- Vajihabad Location within Iran
- Coordinates: 33°41′46″N 48°48′13″E﻿ / ﻿33.69611°N 48.80361°E
- Country: Iran
- Province: Lorestan
- County: Borujerd
- District: Shirvan
- Rural District: Shirvan-e Gharbi

Population (2016)
- • Total: 56
- Time zone: UTC+3:30 (IRST)

= Vajihabad, Lorestan =

Village in Lorestan province, Iran

Vajihabad (وجيه اباد) (Note: Also romanized as Vajīhābād; also known as Darreh Rasūl and Darreh Sūl) is a village in Shirvan-e Gharbi Rural District of Shirvan District in Borujerd County, Lorestan province, Iran.

==Demographics==
===Population===
At the time of the 2006 National Census, the village's population was 61 in 13 households, when it was in Shirvan Rural District (Note: Renamed Shirvan-e Sharqi Rural District) of the Central District. The following census in 2011 counted 43 people in 11 households.
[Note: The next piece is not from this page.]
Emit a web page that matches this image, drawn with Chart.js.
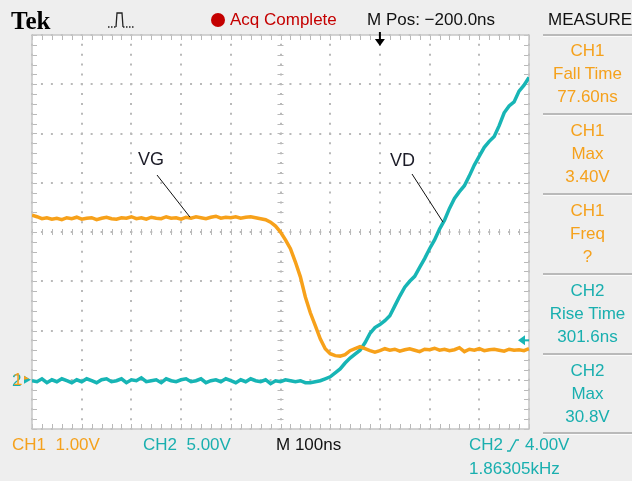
<!DOCTYPE html>
<html>
<head>
<meta charset="utf-8">
<script src="https://cdn.jsdelivr.net/npm/chart.js@4.4.0/dist/chart.umd.min.js"></script>
<style>
  html, body { margin: 0; padding: 0; background: #eeeeee; }
  #wrap { position: relative; width: 632px; height: 481px; overflow: hidden;
          font-family: "Liberation Sans", Arial, sans-serif; font-size: 17px; }
  #scope { position: absolute; left: 0; top: 0; }
  .t { position: absolute; line-height: 20px; white-space: pre; }
  .orange { color: #f5a11c; }
  .cyan { color: #19afaf; }
  .meas { position: absolute; left: 543px; width: 89px; text-align: center; line-height: 20px; }
  .sep { position: absolute; left: 543px; width: 89px; height: 2px; background: #b9b9b9; border-bottom: 1px solid #fbfbfb; }
  .lbl { position: absolute; font-size: 18px; color: #1c1c28; line-height: 20px; }
</style>
</head>
<body>
<div id="wrap">
  <canvas id="scope" width="632" height="481"></canvas>

  <div class="t" style="left:11px;top:8px;font-family:'Liberation Serif',serif;font-weight:bold;font-size:25px;line-height:26px;">Tek</div>
  <svg style="position:absolute;left:106px;top:10px" width="32" height="20">
    <path d="M2 17 H10" stroke="#222" stroke-width="1.3" stroke-dasharray="1.5 1.5" fill="none"/>
    <path d="M10 17 L11 3 H16 L17 17" stroke="#222" stroke-width="1.3" fill="none"/>
    <path d="M17 17 H29" stroke="#222" stroke-width="1.3" stroke-dasharray="1.5 1.5" fill="none"/>
  </svg>
  <svg style="position:absolute;left:210px;top:12px" width="16" height="16"><circle cx="8" cy="8" r="7" fill="#c40000"/></svg>
  <div class="t" style="left:230px;top:10px;color:#c40000;">Acq Complete</div>
  <div class="t" style="left:367px;top:10px;color:#111;">M Pos: −200.0ns</div>
  <div class="t" style="left:548px;top:10px;color:#111;">MEASURE</div>

  <div class="sep" style="top:34px"></div>
  <div class="meas orange" style="top:41px">CH1</div>
  <div class="meas orange" style="top:64px">Fall Time</div>
  <div class="meas orange" style="top:87px">77.60ns</div>
  <div class="sep" style="top:113px"></div>
  <div class="meas orange" style="top:121px">CH1</div>
  <div class="meas orange" style="top:144px">Max</div>
  <div class="meas orange" style="top:167px">3.40V</div>
  <div class="sep" style="top:193px"></div>
  <div class="meas orange" style="top:201px">CH1</div>
  <div class="meas orange" style="top:224px">Freq</div>
  <div class="meas orange" style="top:247px">?</div>
  <div class="sep" style="top:273px"></div>
  <div class="meas cyan" style="top:281px">CH2</div>
  <div class="meas cyan" style="top:304px">Rise Time</div>
  <div class="meas cyan" style="top:327px">301.6ns</div>
  <div class="sep" style="top:353px"></div>
  <div class="meas cyan" style="top:361px">CH2</div>
  <div class="meas cyan" style="top:384px">Max</div>
  <div class="meas cyan" style="top:407px">30.8V</div>
  <div class="sep" style="top:432px"></div>

  <div class="t orange" style="left:12px;top:435px;">CH1  1.00V</div>
  <div class="t cyan" style="left:143px;top:435px;">CH2  5.00V</div>
  <div class="t" style="left:276px;top:435px;color:#111;">M 100ns</div>
  <div class="t cyan" style="left:469px;top:435px;">CH2</div>
  <svg style="position:absolute;left:505px;top:437px" width="16" height="16">
    <path d="M2 14 H5 L11 3 H14" stroke="#19afaf" stroke-width="1.4" fill="none"/>
  </svg>
  <div class="t cyan" style="left:525px;top:435px;">4.00V</div>
  <div class="t cyan" style="left:469px;top:459px;">1.86305kHz</div>

  <div class="t cyan" style="left:12px;top:371px;">2</div>
  <div class="t orange" style="left:13px;top:370px;">1</div>

  <div class="lbl" style="left:138px;top:149px;">VG</div>
  <div class="lbl" style="left:390px;top:150px;">VD</div>
</div>

<script>
// time axis, ns relative to trigger (100 ns/div, 10 divisions)
const timeNs = [
  -700, -690, -680, -670, -660, -650, -640, -630, -620, -610,
  -600, -590, -580, -570, -560, -550, -540, -530, -520, -510,
  -500, -490, -480, -470, -460, -450, -440, -430, -420, -410,
  -400, -390, -380, -370, -360, -350, -340, -330, -320, -310,
  -300, -290, -280, -270, -260, -250, -240, -230, -220, -210,
  -200, -190, -180, -170, -160, -150, -140, -130, -120, -110,
  -100, -90, -80, -70, -60, -50, -40, -30, -20, -10,
  0, 10, 20, 30, 40, 50, 60, 70, 80, 90,
  100, 110, 120, 130, 140, 150, 160, 170, 180, 190,
  200, 210, 220, 230, 240, 250, 260, 270, 280, 290,
  300
];

// CH1 gate voltage, V (1 V/div)
const vgVolts = [
  3.34, 3.31, 3.27, 3.29, 3.26, 3.28, 3.25, 3.29, 3.27, 3.30,
  3.26, 3.28, 3.29, 3.25, 3.28, 3.30, 3.27, 3.26, 3.29, 3.28,
  3.31, 3.27, 3.29, 3.26, 3.30, 3.28, 3.27, 3.31, 3.28, 3.29,
  3.26, 3.30, 3.28, 3.31, 3.29, 3.27, 3.30, 3.32, 3.28, 3.30,
  3.29, 3.31, 3.28, 3.30, 3.31, 3.29, 3.27, 3.25, 3.20, 3.12,
  3.00, 2.84, 2.66, 2.39, 2.09, 1.68, 1.36, 1.10, 0.83, 0.63,
  0.53, 0.49, 0.48, 0.51, 0.59, 0.63, 0.67, 0.63, 0.59, 0.56,
  0.59, 0.63, 0.60, 0.62, 0.58, 0.61, 0.63, 0.60, 0.57, 0.62,
  0.61, 0.64, 0.60, 0.62, 0.59, 0.61, 0.65, 0.57, 0.62, 0.60,
  0.63, 0.59, 0.61, 0.62, 0.60, 0.58, 0.62, 0.60, 0.61, 0.59,
  0.63
];

// CH2 drain voltage, V (5 V/div)
const vdVolts = [
  -0.1, -0.2, 0.1, -0.3, 0.0, -0.2, 0.1, -0.1, -0.3, 0.0,
  -0.2, 0.1, -0.1, -0.3, 0.0, 0.1, -0.2, -0.1, 0.1, -0.3,
  0.0, -0.1, 0.2, -0.2, -0.1, 0.0, -0.3, 0.1, -0.1, -0.2,
  0.0, 0.1, -0.2, -0.1, 0.1, -0.3, -0.1, 0.0, -0.2, 0.1,
  -0.1, -0.3, 0.0, -0.2, 0.1, -0.1, -0.2, 0.0, -0.4, -0.1,
  -0.2, 0.0, -0.1, -0.2, -0.1, -0.3, -0.3, -0.2, -0.1, 0.1,
  0.3, 0.7, 1.1, 1.7, 2.2, 2.6, 3.0, 3.75, 4.7, 5.3,
  5.6, 6.0, 6.5, 7.5, 8.5, 9.4, 10.0, 10.5, 11.4, 12.3,
  13.3, 14.2, 15.3, 16.2, 17.4, 18.4, 19.1, 19.7, 20.7, 21.8,
  22.7, 23.6, 24.2, 24.7, 25.8, 27.1, 27.8, 28.2, 29.3, 29.9,
  30.7
];

const triggerLevel = 4.0;   // CH2 volts
const triggerTime = 0;      // ns

const ORANGE = '#f7a11a';
const CYAN = '#17b5b5';
const GRID = '#b9b9b9';

const scopePlugin = {
    id: 'scope',
    beforeDraw(chart) {
        const { ctx, chartArea: a } = chart;
        ctx.save();
        ctx.fillStyle = '#ffffff';
        ctx.fillRect(a.left, a.top, a.right - a.left, a.bottom - a.top);
        ctx.restore();
    },
    beforeDatasetsDraw(chart) {
        const { ctx, chartArea: a, scales } = chart;
        const xs = scales.x, ys = scales.y;
        const xc = xs.getPixelForValue(-200);
        const yc = ys.getPixelForValue(3);
        ctx.save();
        ctx.strokeStyle = GRID;
        ctx.lineWidth = 1;
        ctx.beginPath();
        // minor ticks, 5 per division
        for (let t = -700; t <= 300; t += 20) {
            const px = Math.round(xs.getPixelForValue(t)) + 0.5;
            ctx.moveTo(px, a.top); ctx.lineTo(px, a.top + 5);
            ctx.moveTo(px, a.bottom); ctx.lineTo(px, a.bottom - 5);
            ctx.moveTo(px, yc - 3); ctx.lineTo(px, yc + 3);
        }
        for (let v = -1; v <= 7.001; v += 0.2) {
            const py = Math.round(ys.getPixelForValue(v)) + 0.5;
            ctx.moveTo(a.left, py); ctx.lineTo(a.left + 5, py);
            ctx.moveTo(a.right, py); ctx.lineTo(a.right - 5, py);
            ctx.moveTo(xc - 3, py); ctx.lineTo(xc + 3, py);
        }
        ctx.stroke();
        ctx.strokeStyle = '#c6c6c6';
        ctx.lineWidth = 1.5;
        ctx.strokeRect(a.left, a.top, a.right - a.left, a.bottom - a.top);
        ctx.restore();
    },
    afterDraw(chart) {
        const { ctx, chartArea: a, scales } = chart;
        ctx.save();

        // trigger position arrow at top
        const tx = scales.x.getPixelForValue(triggerTime);
        ctx.strokeStyle = '#000';
        ctx.fillStyle = '#000';
        ctx.lineWidth = 2;
        ctx.beginPath();
        ctx.moveTo(tx, a.top - 3); ctx.lineTo(tx, a.top + 8);
        ctx.stroke();
        ctx.beginPath();
        ctx.moveTo(tx - 5, a.top + 4); ctx.lineTo(tx + 5, a.top + 4); ctx.lineTo(tx, a.top + 11);
        ctx.closePath(); ctx.fill();

        // trigger level arrow at right
        const ty = scales.y2.getPixelForValue(triggerLevel);
        ctx.fillStyle = CYAN;
        ctx.strokeStyle = CYAN;
        ctx.beginPath();
        ctx.moveTo(a.right - 11, ty); ctx.lineTo(a.right - 4, ty - 5); ctx.lineTo(a.right - 4, ty + 5);
        ctx.closePath(); ctx.fill();
        ctx.beginPath();
        ctx.moveTo(a.right - 5, ty); ctx.lineTo(a.right, ty);
        ctx.stroke();

        // ground markers at left
        const g2 = scales.y2.getPixelForValue(0);
        const g1 = scales.y.getPixelForValue(0);
        ctx.fillStyle = CYAN;
        ctx.beginPath();
        ctx.moveTo(a.left - 8, g2 - 4); ctx.lineTo(a.left - 1, g2); ctx.lineTo(a.left - 8, g2 + 4);
        ctx.closePath(); ctx.fill();
        ctx.fillStyle = ORANGE;
        ctx.beginPath();
        ctx.moveTo(a.left - 8, g1 - 4); ctx.lineTo(a.left - 3, g1 - 1); ctx.lineTo(a.left - 8, g1);
        ctx.closePath(); ctx.fill();

        // leader lines for the VG / VD labels
        ctx.strokeStyle = '#111';
        ctx.lineWidth = 1;
        ctx.beginPath();
        ctx.moveTo(157, 175);
        ctx.lineTo(scales.x.getPixelForValue(-382), scales.y.getPixelForValue(3.28) - 1);
        ctx.moveTo(412, 174);
        ctx.lineTo(scales.x.getPixelForValue(127), scales.y2.getPixelForValue(16.0));
        ctx.stroke();

        ctx.restore();
    }
};

const gridX = { color: GRID, lineWidth: 2, drawTicks: false };
const gridY = { color: GRID, lineWidth: 2, drawTicks: false };

new Chart(document.getElementById('scope'), {
    type: 'line',
    data: {
        datasets: [
            {
                label: 'VG',
                data: timeNs.map((t, i) => ({ x: t, y: vgVolts[i] })),
                borderColor: ORANGE,
                borderWidth: 3.5,
                pointRadius: 0,
                tension: 0,
                yAxisID: 'y'
            },
            {
                label: 'VD',
                data: timeNs.map((t, i) => ({ x: t, y: vdVolts[i] })),
                borderColor: CYAN,
                borderWidth: 3.5,
                pointRadius: 0,
                tension: 0,
                yAxisID: 'y2'
            }
        ]
    },
    options: {
        responsive: false,
        animation: false,
        layout: {
            padding: { left: 32, top: 35, right: 103, bottom: 52 }
        },
        plugins: {
            legend: { display: false },
            tooltip: { enabled: false }
        },
        scales: {
            x: {
                type: 'linear',
                min: -700,
                max: 300,
                ticks: { display: false, stepSize: 100 },
                grid: gridX,
                border: { display: false, dash: [2, 7.85], dashOffset: 1 }
            },
            y: {
                min: -1,
                max: 7,
                ticks: { display: false, stepSize: 1 },
                grid: gridY,
                border: { display: false, dash: [2, 7.94], dashOffset: 1 }
            },
            y2: {
                display: false,
                min: -5,
                max: 35
            }
        }
    },
    plugins: [scopePlugin]
});
</script>
</body>
</html>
The 2016 census measured the population of the village as 56 people in 13 households.

In 2021, the rural district was separated from the district in the formation of Shirvan District and renamed Shirvan-e Sharqi Rural District. Vajihabad was transferred to Shirvan-e Gharbi Rural District created in the new district.